First question was which new Tier 1 markets are we looking at and what are the conditions there? Second question is are there any cities where the government is very supportive?
Yes. I think we are still the Shanghai Beijing, Shenzhen, Guangzhou, still the Tier 1 market and including Chengdu, I mean historically, it's the IT center. So we are we a last quarter, we say we will we are quite active in the Chongqing market right now. So we think Chongqing giving a time, they will become another Tier 1 market in our view. And Hong Kong is our another new target.
I think we are since GDS has been in Hong Kong almost 6 years. And last year, we think the opportunity is mature right now. So last year, we made our decision to acquire one piece of the land and we're seeking further more development in Hong Kong. So this is Chongqing and Hong Kong is new to market where we are paying attention So this
How's the return profile in this to a new market?

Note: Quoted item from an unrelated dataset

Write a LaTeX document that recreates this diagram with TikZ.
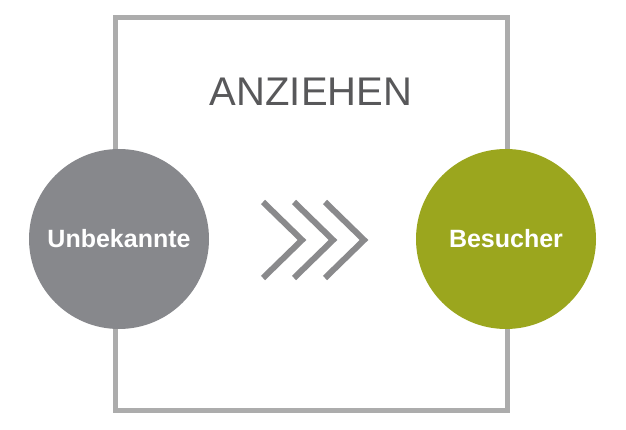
\documentclass[tikz,border=0pt]{standalone}
\usepackage{fontspec}
\setmainfont{Liberation Sans}
\definecolor{rahmengrau}{RGB}{172,172,172}
\definecolor{titelgrau}{RGB}{88,88,90}
\definecolor{kreisgrau}{RGB}{135,136,140}
\definecolor{kreisgruen}{RGB}{155,166,30}
\definecolor{pfeilgrau}{RGB}{138,138,140}
\tikzset{
    kreis/.style={circle, minimum size=180pt, inner sep=0pt, text=white,
        font=\bfseries\fontsize{25}{25}\selectfont},
}
\begin{document}
\begin{tikzpicture}[x=1pt, y=-1pt]
        \useasboundingbox (0, 0) rectangle (626, 430);
        \draw[color=rahmengrau, line width=5pt] (115, 18) rectangle (507, 410);
        \node[text=titelgrau, font=\fontsize{40}{40}\selectfont] (titel) at (311, 92) {ANZIEHEN};
        \node[kreis, fill=kreisgrau] (unbekannte) at (119, 239) {Unbekannte};
        \node[kreis, fill=kreisgruen] (besucher) at (506, 239) {Besucher};
        \foreach \dx in {0, 31, 62}
            \draw[color=pfeilgrau, line width=6pt] (263+\dx, 202) -- (302+\dx, 240) -- (263+\dx, 278);
    \end{tikzpicture}
\end{document}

What? Your return profile?
I think it will be similar like what we're targeting, but if we are we promise we'll commit all the its profile will be in a 13% to 15% IRR.
Thank you. My second question is, is there any early sign of other Tier 1 Cities besides Shanghai? The local government will adopt a power quota, when giving the approval to build new data centers.
Yes, we are very familiar with this. And because we are one of the data center players to support the local government to build up their criteria. So, definitely, we will be one of the beneficial. I think the process is still not not still in another process. We are, keep, talk to the government And I think this will let us have another opportunity to build a data center in the urban town.
So that's the current
Did you only mean that whether other cities would adopt the same quota approach of Shanghai?
Currently, it's only Shanghai, but what we see is Beijing Government, just like last week, ask us, they try to understand what's, what's Shanghai government doing right now we have them to understand the new criteria, what's the logical rationale, what we help to the government to set up
Got it. Thank you.
As there's no further questions, I'd like now to turn the call back to the company for any closing remarks. Please go ahead.
Thank you once again for joining us today. If you have further questions, please feel free to contact GDS Investor Relations through the contact information on our website or the Piacente Group Investor Relations. Thank you all.
This concludes the conference call. You may disconnect your lines. Thank you very much.